The acquisitions planned include 45 route miles between Worcester and Boston, roughly bisecting the state on an east-west axis, 37 miles between Taunton, Fall River, and New Bedford, in the the state's southeastern portion, and eight miles north of Boston.
Massachusetts would pay CSX $100 million for the lines, and assume operating and maintenance costs.
For its part, CSX plans to invest $129 million to improve intermodal capacity in the Bay State, involving clearance work and track rehabilitation. Projects include yard construction in Worcester, Westboro, and West Springfield, while Massachusetts and CSX would both contribute to bridge work at 31 locations running from the border with New York State, in the west, to Worcester, allowing double-stack train operations.
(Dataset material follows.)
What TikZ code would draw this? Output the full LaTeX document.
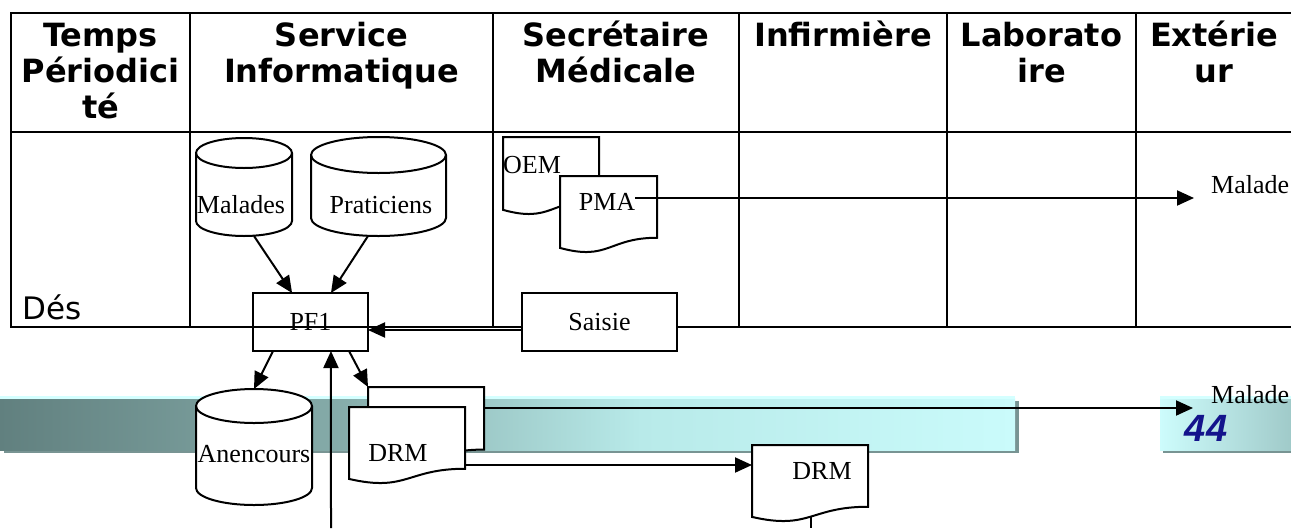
\documentclass[tikz,border=0pt]{standalone}
\usepackage{fontspec}
\setmainfont{Liberation Serif}
\newfontfamily\hdrfont{DejaVu Sans}
\newfontfamily\numfont{Liberation Sans}
\usetikzlibrary{arrows.meta,calc}
\definecolor{bzero}{RGB}{97,128,127}
\definecolor{bone}{RGB}{132,170,168}
\definecolor{btwo}{RGB}{184,234,233}
\definecolor{bthree}{RGB}{202,251,251}
\definecolor{bandshadow}{RGB}{120,148,147}
\definecolor{bandtop}{RGB}{212,255,255}
\definecolor{nzero}{RGB}{205,252,252}
\definecolor{none}{RGB}{160,202,201}
\definecolor{numblue}{RGB}{20,20,140}
\newcommand\cyldraw[5]{% cx, rx, yt, yb, ry
  \draw[ln, fill=white] ({#1-#2},#3) -- ({#1-#2},#4) arc[start angle=180, end angle=0, x radius=#2, y radius=#5] -- ({#1+#2},#3) arc[start angle=0, end angle=-180, x radius=#2, y radius=#5] -- cycle;
  \draw[ln] ({#1-#2},#3) arc[start angle=180, end angle=0, x radius=#2, y radius=#5];}
\newcommand\docdraw[4]{% L T w h
  \draw[ln, fill=white] (#1,#2) -- ({#1+#3},#2) -- ({#1+#3},{#2+0.802*#4}) .. controls ({#1+0.5*#3},{#2+0.802*#4}) and ({#1+0.5*#3},{#2+1.1075*#4}) .. (#1,{#2+0.934*#4}) -- cycle;}
\begin{document}
\begin{tikzpicture}[x=1pt,y=-1pt,
  tbl/.style={line width=2.8pt},
  ln/.style={line width=2pt},
  arr/.style={line width=2pt,-{Triangle[length=17pt,width=15pt]}},
  lbl/.style={font=\fontsize{26}{30}\selectfont, inner sep=0pt},
  hdr/.style={font=\hdrfont\bfseries\fontsize{32}{36}\selectfont, align=center, inner sep=0pt, anchor=north},
  box/.style n args={2}{minimum width=#1pt, minimum height=#2pt, inner sep=0pt, outer sep=0pt}]
\useasboundingbox[fill=white] (0,0) rectangle (1291,528);

% background band of the slide
\fill[bandshadow] (4,401) rectangle (1019,453);
\shade[left color=bzero,right color=bone] (0,398) rectangle (331,450);
\shade[left color=bone,right color=btwo] (330,398) rectangle (641,450);
\shade[left color=btwo,right color=bthree] (640,398) rectangle (1015,450);
\fill[bandtop] (0,396) rectangle (1015,399);
\fill[bandshadow] (1163,401) rectangle (1291,453);
\shade[left color=nzero,right color=none] (1160,398) rectangle (1291,450);
\fill[bandtop] (1160,396) rectangle (1291,399);
\node[font=\numfont\bfseries\itshape\fontsize{38}{40}\selectfont, text=numblue, inner sep=0pt] (pagenum) at (1206,428) {44};

% table
\draw[tbl] (1291,13) -- (11,13) -- (11,327) -- (1291,327);
\draw[tbl] (11,132) -- (1291,132);
\foreach \cx in {190,493,739,947,1136} \draw[tbl] (\cx,13) -- (\cx,327);
\node[hdr] (hT) at (100.5,16) {\rule{0pt}{30pt}Temps\\Périodici\\té};
\node[hdr] (hS) at (341.5,16) {\rule{0pt}{30pt}Service\\Informatique};
\node[hdr] (hM) at (616,16) {\rule{0pt}{30pt}Secrétaire\\Médicale};
\node[hdr] (hI) at (843,16) {\rule{0pt}{30pt}Infirmière};
\node[hdr] (hL) at (1041.5,16) {\rule{0pt}{30pt}Laborato\\ire};
\node[hdr] (hE) at (1214,16) {\rule{0pt}{30pt}Extérie\\ur};
\node[font=\hdrfont\fontsize{31}{36}\selectfont, anchor=base west, inner sep=0pt] (des) at (22,319) {Dés};

% data stores
\node[box={96}{98}] (malades) at (244,187) {};
\cyldraw{244}{48}{153}{221}{15}
\node[lbl, anchor=base] (maladesT) at (241,213) {Malades};
\node[box={135}{99}] (praticiens) at (378.5,186.5) {};
\cyldraw{378.5}{67.5}{155}{218}{18}
\node[lbl, anchor=base] (praticiensT) at (381,213) {Praticiens};
\node[box={116}{116}] (anencours) at (254,447) {};
\cyldraw{254}{58}{406}{488}{17}
\node[lbl, anchor=base] (anencoursT) at (254,462) {Anencours};

% documents
\node[box={96}{78}] (oem) at (551,176) {};
\docdraw{503}{137}{96}{78}
\node[lbl, anchor=base west] (oemT) at (503,173) {OEM};
\node[box={97}{77}] (pma) at (608.5,214.5) {};
\docdraw{560}{176}{97}{77}
\node[lbl, anchor=base] (pmaT) at (607,210) {PMA};
\node[box={116}{78}] (drmB) at (426,426) {};
\docdraw{368}{387}{116}{78}
\node[box={116}{77}] (drmF) at (407,445.5) {};
\docdraw{349}{407}{116}{77}
\node[lbl, anchor=base] (drmFT) at (398,461) {DRM};
\node[box={116}{77}] (drmR) at (810,483.5) {};
\docdraw{752}{445}{116}{77}
\node[lbl, anchor=base] (drmRT) at (822,479) {DRM};

% processes
\node[box={115}{58}, draw, ln, lbl] (pf1) at (310.5,322) {PF1};
\node[box={155}{58}, draw, ln, fill=white, lbl] (saisie) at (599.5,322) {Saisie};

% external
\node[lbl, anchor=base west] (malade1) at (1211,193) {Malade};
\node[lbl, anchor=base west] (malade2) at (1211,403) {Malade};
\coordinate (m1tip) at (1194,198);
\coordinate (m2tip) at (1193,408);
\coordinate (rtip) at ($(drmR.north west)+(0,20)$);
\coordinate (upsrc) at (331,528);
\coordinate (downend) at (811,528);

% connectors
\draw[arr] ($(malades.south)+(10,0)$) -- ($(pf1.north west)!0.34!(pf1.north east)$);
\draw[arr] ($(praticiens.south)+(-10.5,0)$) -- ($(pf1.north west)!0.678!(pf1.north east)$);
\draw[arr] ($(saisie.west)+(0,8)$) -- ($(pf1.east)+(0,8)$);
\draw[arr] ($(pf1.south west)!0.174!(pf1.south east)$) -- (anencours.north);
\draw[arr] ($(pf1.south west)!0.835!(pf1.south east)$) -- (drmB.north west);
\draw[arr] (upsrc) -- ($(pf1.south west)!0.678!(pf1.south east)$);
\draw[arr] (pmaT.east |- m1tip) -- (m1tip);
\draw[arr] (drmB.east |- m2tip) -- (m2tip);
\draw[arr] (drmF.east |- rtip) -- (rtip);
\draw[ln] ($(drmR.north)+(1,72)$) -- (downend);
\end{tikzpicture}
\end{document}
CSX also plans relocate a major yard from Boston to Worcester, which will open the former yard area for 80 acres of new development along the Charles River in Boston.
Massachusetts Secretary of Transportation Richard A. Davey said state control of the purchased lines would help reduce delays caused by CSX freight trains, and also promote "clear lines of accountability as to how we provide better service."
Observers note Amtrak's Inland Route service, linking Boston with New Haven, Conn., via Worcester and Springfield, Mass., also might benefit from the purchase of the Worcester-Boston route.
Amtrak recently signed a 99-year lease with CSX to assume control this November of the Empire Corridor between Poughkeepsie, N.Y., and New York State's capital region.